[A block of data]
--------

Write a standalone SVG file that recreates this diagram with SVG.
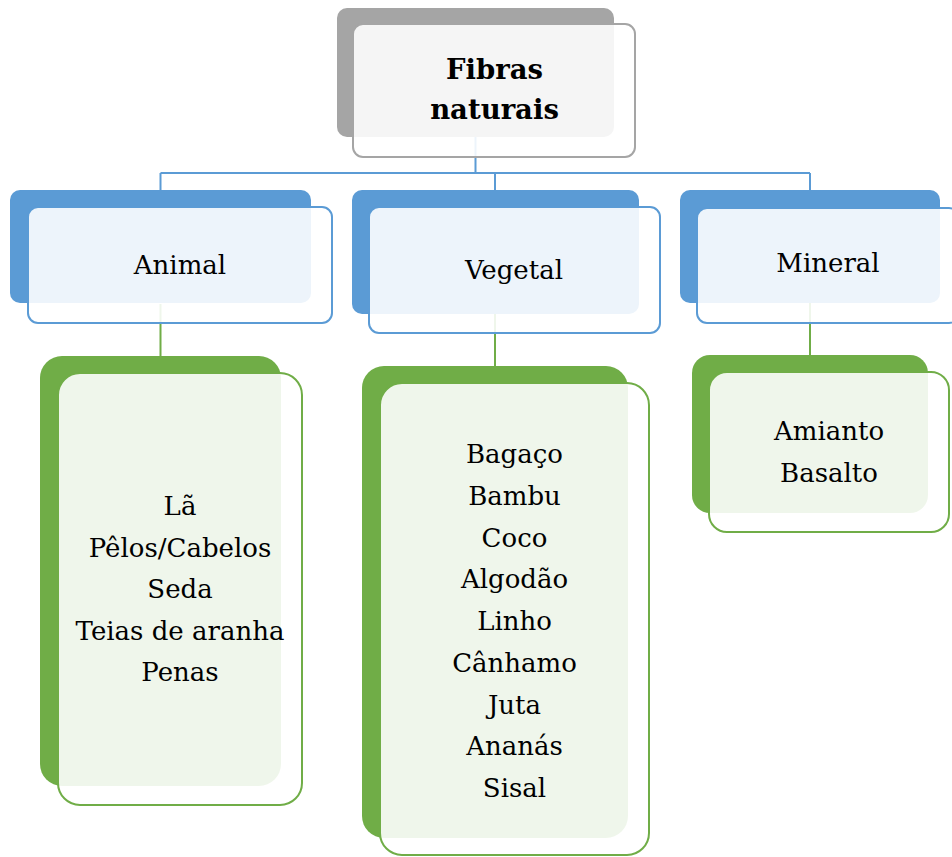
<svg xmlns="http://www.w3.org/2000/svg" width="952" height="857" viewBox="0 0 952 857">
  <style>
    text { font-family: "DejaVu Serif", "Liberation Serif", serif; font-size: 26px; fill: #000; text-anchor: middle; }
    .title { font-weight: bold; font-size: 27.5px; }
    .front { fill: #fff; fill-opacity: 0.89; stroke-width: 2; }
    .gray .back { fill: #A5A5A5; }
    .gray .front { stroke: #A5A5A5; }
    .blue .back { fill: #5B9BD5; }
    .blue .front { stroke: #5B9BD5; }
    .green .back { fill: #70AD47; }
    .green .front { stroke: #70AD47; }
    .link-blue { stroke: #5B9BD5; stroke-width: 2; fill: none; }
    .link-green { stroke: #70AD47; stroke-width: 2; fill: none; }
  </style>
  <rect width="952" height="857" fill="#fff"/>

  <!-- connectors -->
  <g id="connectors">
    <path class="link-blue" d="M475.5 137 V173 M160.5 173 H810 M160.5 173 V191 M495 173 V191 M810 173 V191"/>
    <path class="link-green" d="M160.5 304 V357 M495 314 V367 M810 303 V356"/>
  </g>

  <!-- root -->
  <g id="node-fibras" class="gray">
    <rect class="back" x="337" y="8" width="277" height="129" rx="10"/>
    <rect class="front" x="353" y="24" width="282" height="133" rx="10"/>
    <text class="title" x="494.5" y="79">Fibras</text>
    <text class="title" x="494.5" y="119">naturais</text>
  </g>

  <!-- categories -->
  <g id="node-animal" class="blue">
    <rect class="back" x="10" y="190" width="301" height="113" rx="10"/>
    <rect class="front" x="28" y="207" width="304" height="116" rx="10"/>
    <text x="180" y="274">Animal</text>
  </g>
  <g id="node-vegetal" class="blue">
    <rect class="back" x="352" y="190" width="287" height="124" rx="10"/>
    <rect class="front" x="369" y="207" width="291" height="126" rx="10"/>
    <text x="514" y="279">Vegetal</text>
  </g>
  <g id="node-mineral" class="blue">
    <rect class="back" x="680" y="190" width="260" height="113" rx="10"/>
    <rect class="front" x="697" y="208" width="262" height="115" rx="10"/>
    <text x="828" y="272">Mineral</text>
  </g>

  <!-- fibre lists -->
  <g id="node-animal-list" class="green">
    <rect class="back" x="40" y="356" width="241" height="430" rx="22"/>
    <rect class="front" x="58" y="373" width="244" height="432" rx="22"/>
    <text x="180" y="515">Lã</text>
    <text x="180" y="556.5">Pêlos/Cabelos</text>
    <text x="180" y="598">Seda</text>
    <text x="180" y="639.5">Teias de aranha</text>
    <text x="180" y="681">Penas</text>
  </g>
  <g id="node-vegetal-list" class="green">
    <rect class="back" x="362" y="366" width="266" height="472" rx="22"/>
    <rect class="front" x="380" y="383" width="269" height="472" rx="22"/>
    <text x="514.5" y="463">Bagaço</text>
    <text x="514.5" y="504.75">Bambu</text>
    <text x="514.5" y="546.5">Coco</text>
    <text x="514.5" y="588.25">Algodão</text>
    <text x="514.5" y="630">Linho</text>
    <text x="514.5" y="671.75">Cânhamo</text>
    <text x="514.5" y="713.5">Juta</text>
    <text x="514.5" y="755.25">Ananás</text>
    <text x="514.5" y="797">Sisal</text>
  </g>
  <g id="node-mineral-list" class="green">
    <rect class="back" x="692" y="355" width="236" height="158" rx="18"/>
    <rect class="front" x="709" y="372" width="240" height="160" rx="18"/>
    <text x="829" y="440">Amianto</text>
    <text x="829" y="482">Basalto</text>
  </g>
</svg>
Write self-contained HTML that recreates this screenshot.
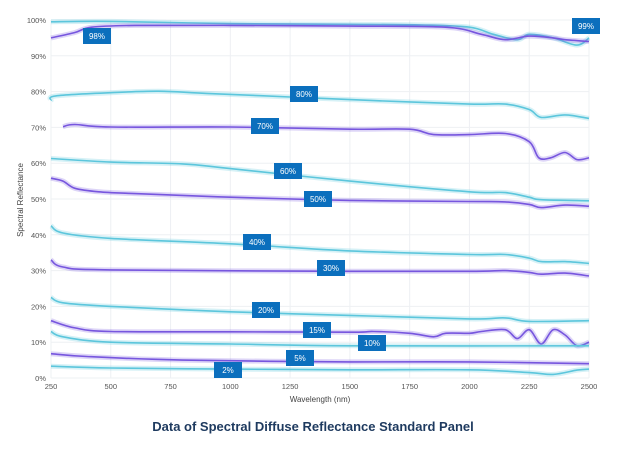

--------

Pictures stay out; reproduce every line of the records exactly.

Write a standalone SVG file that recreates this diagram with SVG.
<svg xmlns="http://www.w3.org/2000/svg" width="952" height="857" viewBox="0 0 952 857">
  <style>
    text { font-family: "DejaVu Serif", "Liberation Serif", serif; font-size: 26px; fill: #000; text-anchor: middle; }
    .title { font-weight: bold; font-size: 27.5px; }
    .front { fill: #fff; fill-opacity: 0.89; stroke-width: 2; }
    .gray .back { fill: #A5A5A5; }
    .gray .front { stroke: #A5A5A5; }
    .blue .back { fill: #5B9BD5; }
    .blue .front { stroke: #5B9BD5; }
    .green .back { fill: #70AD47; }
    .green .front { stroke: #70AD47; }
    .link-blue { stroke: #5B9BD5; stroke-width: 2; fill: none; }
    .link-green { stroke: #70AD47; stroke-width: 2; fill: none; }
  </style>
  <rect width="952" height="857" fill="#fff"/>

  <!-- connectors -->
  <g id="connectors">
    <path class="link-blue" d="M475.5 137 V173 M160.5 173 H810 M160.5 173 V191 M495 173 V191 M810 173 V191"/>
    <path class="link-green" d="M160.5 304 V357 M495 314 V367 M810 303 V356"/>
  </g>

  <!-- root -->
  <g id="node-fibras" class="gray">
    <rect class="back" x="337" y="8" width="277" height="129" rx="10"/>
    <rect class="front" x="353" y="24" width="282" height="133" rx="10"/>
    <text class="title" x="494.5" y="79">Fibras</text>
    <text class="title" x="494.5" y="119">naturais</text>
  </g>

  <!-- categories -->
  <g id="node-animal" class="blue">
    <rect class="back" x="10" y="190" width="301" height="113" rx="10"/>
    <rect class="front" x="28" y="207" width="304" height="116" rx="10"/>
    <text x="180" y="274">Animal</text>
  </g>
  <g id="node-vegetal" class="blue">
    <rect class="back" x="352" y="190" width="287" height="124" rx="10"/>
    <rect class="front" x="369" y="207" width="291" height="126" rx="10"/>
    <text x="514" y="279">Vegetal</text>
  </g>
  <g id="node-mineral" class="blue">
    <rect class="back" x="680" y="190" width="260" height="113" rx="10"/>
    <rect class="front" x="697" y="208" width="262" height="115" rx="10"/>
    <text x="828" y="272">Mineral</text>
  </g>

  <!-- fibre lists -->
  <g id="node-animal-list" class="green">
    <rect class="back" x="40" y="356" width="241" height="430" rx="22"/>
    <rect class="front" x="58" y="373" width="244" height="432" rx="22"/>
    <text x="180" y="515">Lã</text>
    <text x="180" y="556.5">Pêlos/Cabelos</text>
    <text x="180" y="598">Seda</text>
    <text x="180" y="639.5">Teias de aranha</text>
    <text x="180" y="681">Penas</text>
  </g>
  <g id="node-vegetal-list" class="green">
    <rect class="back" x="362" y="366" width="266" height="472" rx="22"/>
    <rect class="front" x="380" y="383" width="269" height="472" rx="22"/>
    <text x="514.5" y="463">Bagaço</text>
    <text x="514.5" y="504.75">Bambu</text>
    <text x="514.5" y="546.5">Coco</text>
    <text x="514.5" y="588.25">Algodão</text>
    <text x="514.5" y="630">Linho</text>
    <text x="514.5" y="671.75">Cânhamo</text>
    <text x="514.5" y="713.5">Juta</text>
    <text x="514.5" y="755.25">Ananás</text>
    <text x="514.5" y="797">Sisal</text>
  </g>
  <g id="node-mineral-list" class="green">
    <rect class="back" x="692" y="355" width="236" height="158" rx="18"/>
    <rect class="front" x="709" y="372" width="240" height="160" rx="18"/>
    <text x="829" y="440">Amianto</text>
    <text x="829" y="482">Basalto</text>
  </g>
</svg>
Write self-contained HTML that recreates this screenshot.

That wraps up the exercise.